Hasker highlighted the role of Thomson Reuters in delivering AI to professionals such as lawyers, tax preparers or court officials in an interview following the results.
“The consequences of error and hallucination are too much to bear,” Hasker said, adding that to get something wrong would result in fines. “They result in loss of reputation, loss of license to practice, loss of clients and client relationships. And that’s where fiduciary-grade AI kicks in,” he said.
Hasker cited the 2,700 legal experts on staff creating legal content and hundreds of accountants ready to answer questions and proprietary data as major advantages for clients to rely on Thomson Reuters services over those of frontier AI models.
FIRST QUARTER REVENUE, EPS EXCEED FORECASTS
“Thomson Reuters has done enough to calm the immediate AI concerns,” PP Foresight analyst Paolo Pescatore said, adding: “The company appears well placed for the AI era, but the focus remains on execution.”
“If it can embed trusted, auditable AI deeper into daily workflows, it strengthens customer loyalty, protects pricing power and builds a more defensible long-term position,” he said.

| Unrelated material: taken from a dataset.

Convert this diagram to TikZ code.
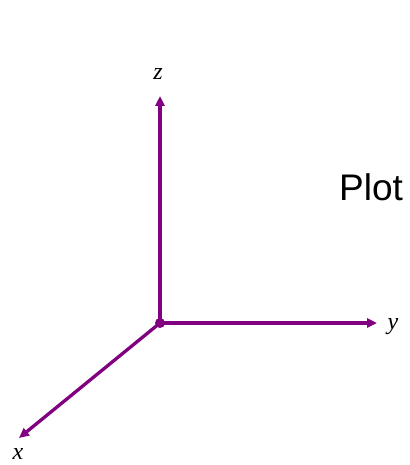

Thomson Reuters Chief Financial Officer Michael Eastwood said in an interview that generative AI was responsible for about 30% of the company’s underlying contract value, which breaks down a contract’s total value, in the first quarter, compared with 28% in the fourth quarter.
Thomson Reuters said its first-quarter revenue rose 10% to $2.09 billion, surpassing estimates of $2.04 billion. It said earnings per share excluding items rose to $1.23. Wall Street had forecast earnings per share of $1.20.
Revenue at Reuters, Thomson Reuters’ news division, rose 7% as a result of higher agency revenue and a price increase from its business with the London Stock Exchange Group.
Thomson Reuters also said it completed a $605 million return of capital to shareholders, reducing outstanding common shares by about 6.5 million. It also repurchased 2.5 million of common shares for about $262 million.
Eastwood said the company had about $9 billion of capital to spend on deals through 2028.